Petitioner's final argument is that trial counsel failed to adequately advise Petitioner of the nature and consequences of his decision to testify at his trial. Additionally, Petitioner asserts that he was unaware that trial counsel was going to question him about his criminal history during direct examination. The post-conviction court found that Petitioner failed to prove these claims by clear and convincing evidence. We agree. The evidence in the record wholly fails to support Petitioner's argument. At the post-conviction hearing, Petitioner admitted, multiple times, that trial counsel discussed this decision with him and that Petitioner knew it was his decision to make. Petitioner also admitted that trial counsel informed him that he would be questioned about his criminal history if he chose to testify. Petitioner also admitted that he made his decision to testify after trial counsel informed him that it would be his opportunity to tell the jury his side of the story and to explain why the State's theory of the case was inaccurate.

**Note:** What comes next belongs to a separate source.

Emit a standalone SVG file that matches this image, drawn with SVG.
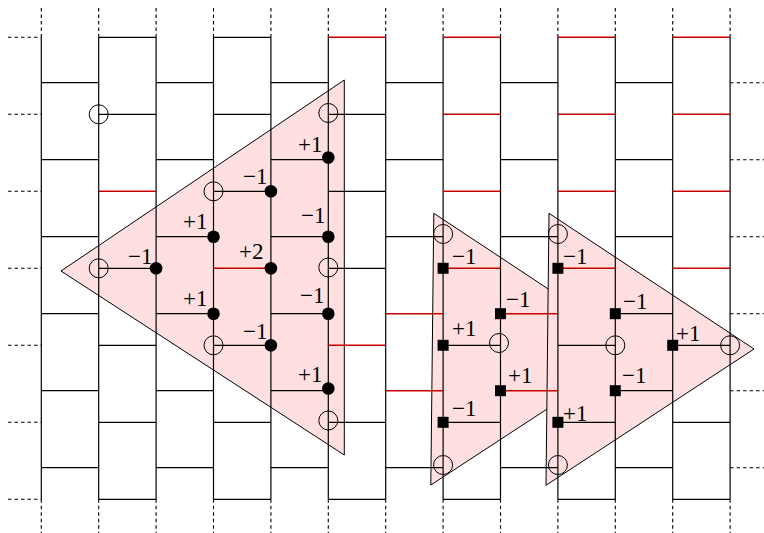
<svg xmlns="http://www.w3.org/2000/svg" width="764" height="533" viewBox="0 0 764 533">
<style>
.tri{fill:#ffdfdf;stroke:#000;stroke-width:1;stroke-linejoin:miter}
.lat{fill:none;stroke:#000;stroke-width:1.2}
.red{fill:none;stroke:#c80000;stroke-width:1.4}
.dash{fill:none;stroke:#000;stroke-width:1.1;stroke-dasharray:3.5 3}
.oc{fill:none;stroke:#000;stroke-width:1}
.fd{fill:#000}
.sq{fill:#000}
.lb{font-family:"Liberation Serif","Times New Roman",serif;font-size:23px;fill:#000}
</style>
<rect width="764" height="533" fill="#fff"/>
<g id="regions">
<polygon id="tri1" class="tri" points="61,271 344.3,80 344.3,455"/>
<polygon id="tri2" class="tri" points="433.8,213.3 430.8,485 639,349"/>
<polygon id="tri3" class="tri" points="549,213.3 546,485.3 754,349"/>
</g>
<g id="connectors">
<path class="dash" d="M41.3 8V37.3M98.7 8V37.3M156.1 8V37.3M213.5 8V37.3M270.9 8V37.3M328.3 8V37.3M385.7 8V37.3M443.1 8V37.3M500.5 8V37.3M557.9 8V37.3M615.3 8V37.3M672.7 8V37.3M730.1 8V37.3
M41.3 499.3V533M98.7 499.3V533M156.1 499.3V533M213.5 499.3V533M270.9 499.3V533M328.3 499.3V533M385.7 499.3V533M443.1 499.3V533M500.5 499.3V533M557.9 499.3V533M615.3 499.3V533M672.7 499.3V533M730.1 499.3V533
M8 37.3H41.3M8 114.3H41.3M8 191.3H41.3M8 268.3H41.3M8 345.3H41.3M8 422.3H41.3M8 499.3H41.3
M730.1 82.7H764M730.1 159.7H764M730.1 236.7H764M730.1 313.7H764M730.1 390.7H764M730.1 467.7H764"/>
<path class="lat" d="M41.3 37.3V499.3M98.7 37.3V499.3M156.1 37.3V499.3M213.5 37.3V499.3M270.9 37.3V499.3M328.3 37.3V499.3M385.7 37.3V499.3M443.1 37.3V499.3M500.5 37.3V499.3M557.9 37.3V499.3M615.3 37.3V499.3M672.7 37.3V499.3M730.1 37.3V499.3
M41.3 82.7H98.7M41.3 159.7H98.7M41.3 236.7H98.7M41.3 313.7H98.7M41.3 390.7H98.7M41.3 467.7H98.7
M98.7 37.3H156.1M98.7 114.3H156.1M98.7 268.3H156.1M98.7 345.3H156.1M98.7 422.3H156.1M98.7 499.3H156.1
M156.1 82.7H213.5M156.1 159.7H213.5M156.1 236.7H213.5M156.1 313.7H213.5M156.1 390.7H213.5M156.1 467.7H213.5
M213.5 37.3H270.9M213.5 114.3H270.9M213.5 191.3H270.9M213.5 345.3H270.9M213.5 422.3H270.9M213.5 499.3H270.9
M270.9 82.7H328.3M270.9 159.7H328.3M270.9 236.7H328.3M270.9 313.7H328.3M270.9 390.7H328.3M270.9 467.7H328.3
M328.3 114.3H385.7M328.3 191.3H385.7M328.3 268.3H385.7M328.3 422.3H385.7M328.3 499.3H385.7
M385.7 82.7H443.1M385.7 159.7H443.1M385.7 236.7H443.1M385.7 467.7H443.1
M443.1 345.3H500.5M443.1 422.3H500.5M443.1 499.3H500.5
M500.5 82.7H557.9M500.5 159.7H557.9M500.5 236.7H557.9M500.5 467.7H557.9
M557.9 345.3H615.3M557.9 422.3H615.3M557.9 499.3H615.3
M615.3 82.7H672.7M615.3 159.7H672.7M615.3 236.7H672.7M615.3 313.7H672.7M615.3 390.7H672.7M615.3 467.7H672.7
M672.7 345.3H730.1M672.7 422.3H730.1M672.7 499.3H730.1"/>
<path class="red" d="M98.7 191.3H156.1M213.5 268.3H270.9M328.3 37.3H385.7M328.3 345.3H385.7M385.7 313.7H443.1M385.7 390.7H443.1
M443.1 37.3H500.5M443.1 114.3H500.5M443.1 191.3H500.5M443.1 268.3H500.5
M500.5 313.7H557.9M500.5 390.7H557.9
M557.9 37.3H615.3M557.9 114.3H615.3M557.9 191.3H615.3M557.9 268.3H615.3
M672.7 37.3H730.1M672.7 114.3H730.1M672.7 191.3H730.1M672.7 268.3H730.1"/>
</g>
<g id="open-sites">
<circle id="o1" class="oc" cx="98.7" cy="114.3" r="9.5"/>
<circle id="o2" class="oc" cx="328.3" cy="113" r="9.5"/>
<circle id="o3" class="oc" cx="213.5" cy="191.3" r="9.5"/>
<circle id="o4" class="oc" cx="98.7" cy="268.3" r="9.5"/>
<circle id="o5" class="oc" cx="328.3" cy="267.5" r="9.5"/>
<circle id="o6" class="oc" cx="213.5" cy="345.3" r="9.5"/>
<circle id="o7" class="oc" cx="328.3" cy="420.5" r="9.5"/>
<circle id="o8" class="oc" cx="443.1" cy="234" r="9.5"/>
<circle id="o9" class="oc" cx="499" cy="343" r="9.5"/>
<circle id="o10" class="oc" cx="443.1" cy="465" r="9.5"/>
<circle id="o11" class="oc" cx="557.9" cy="234" r="9.5"/>
<circle id="o12" class="oc" cx="615.3" cy="345.3" r="9.5"/>
<circle id="o13" class="oc" cx="730.1" cy="345.3" r="9.5"/>
<circle id="o14" class="oc" cx="557.9" cy="465" r="9.5"/>
</g>
<g id="d1"><circle class="fd" cx="328.3" cy="157.5" r="6.3"/><text class="lb" x="298" y="152">+1</text></g>
<g id="d2"><circle class="fd" cx="270.9" cy="191.3" r="6.3"/><text class="lb" x="243" y="184">−1</text></g>
<g id="d3"><circle class="fd" cx="213.5" cy="236.7" r="6.3"/><text class="lb" x="183" y="229">+1</text></g>
<g id="d4"><circle class="fd" cx="328.3" cy="236.7" r="6.3"/><text class="lb" x="301" y="223">−1</text></g>
<g id="d5"><circle class="fd" cx="156.1" cy="268.3" r="6.3"/><text class="lb" x="128" y="264">−1</text></g>
<g id="d6"><circle class="fd" cx="270.9" cy="268.3" r="6.3"/><text class="lb" x="239" y="259">+2</text></g>
<g id="d7"><circle class="fd" cx="213.5" cy="313.7" r="6.3"/><text class="lb" x="183" y="306">+1</text></g>
<g id="d8"><circle class="fd" cx="328.3" cy="313.7" r="6.3"/><text class="lb" x="300" y="303">−1</text></g>
<g id="d9"><circle class="fd" cx="270.9" cy="345.3" r="6.3"/><text class="lb" x="243" y="339">−1</text></g>
<g id="d10"><circle class="fd" cx="328.3" cy="388.5" r="6.3"/><text class="lb" x="298" y="381.5">+1</text></g>
<g id="s1"><rect class="sq" x="437.6" y="262.8" width="11" height="11"/><text class="lb" x="452" y="264">−1</text></g>
<g id="s2"><rect class="sq" x="495" y="308.2" width="11" height="11"/><text class="lb" x="506" y="306.5">−1</text></g>
<g id="s3"><rect class="sq" x="437.6" y="339.8" width="11" height="11"/><text class="lb" x="452" y="336">+1</text></g>
<g id="s4"><rect class="sq" x="495" y="385.2" width="11" height="11"/><text class="lb" x="508" y="383">+1</text></g>
<g id="s5"><rect class="sq" x="437.6" y="416.8" width="11" height="11"/><text class="lb" x="452" y="416">−1</text></g>
<g id="s6"><rect class="sq" x="552.4" y="262.8" width="11" height="11"/><text class="lb" x="563" y="264">−1</text></g>
<g id="s7"><rect class="sq" x="609.8" y="308.2" width="11" height="11"/><text class="lb" x="623" y="309">−1</text></g>
<g id="s8"><rect class="sq" x="667.2" y="339.8" width="11" height="11"/><text class="lb" x="676" y="341">+1</text></g>
<g id="s9"><rect class="sq" x="609.8" y="385.2" width="11" height="11"/><text class="lb" x="622" y="383">−1</text></g>
<g id="s10"><rect class="sq" x="552.4" y="416.8" width="11" height="11"/><text class="lb" x="563" y="421">+1</text></g>
</svg>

Petitioner further admitted that trial counsel then helped him prepare for his testimony, which was, in essence, "I was there, but I [was] not the one with the gun." Petitioner testified accordingly. We agree with trial counsel's summation that Petitioner simply "didn't like the result" of the trial, despite only being convicted on three of seven charges.

Furthermore, we find no fault in trial counsel's decision to question Petitioner about his criminal history on direct examination, a common strategy for building credibility and rapport with the jury. Even if Petitioner was not aware that trial counsel was going to broach this subject matter, Petitioner has not shown any prejudice from his doing so. Petitioner merely expected this questioning to come from the prosecution instead.


After a careful review of the arguments and the record, we conclude that Petitioner failed to prove his claim of ineffective assistance by clear and convincing evidence. Therefore, the denial of post-conviction relief is affirmed.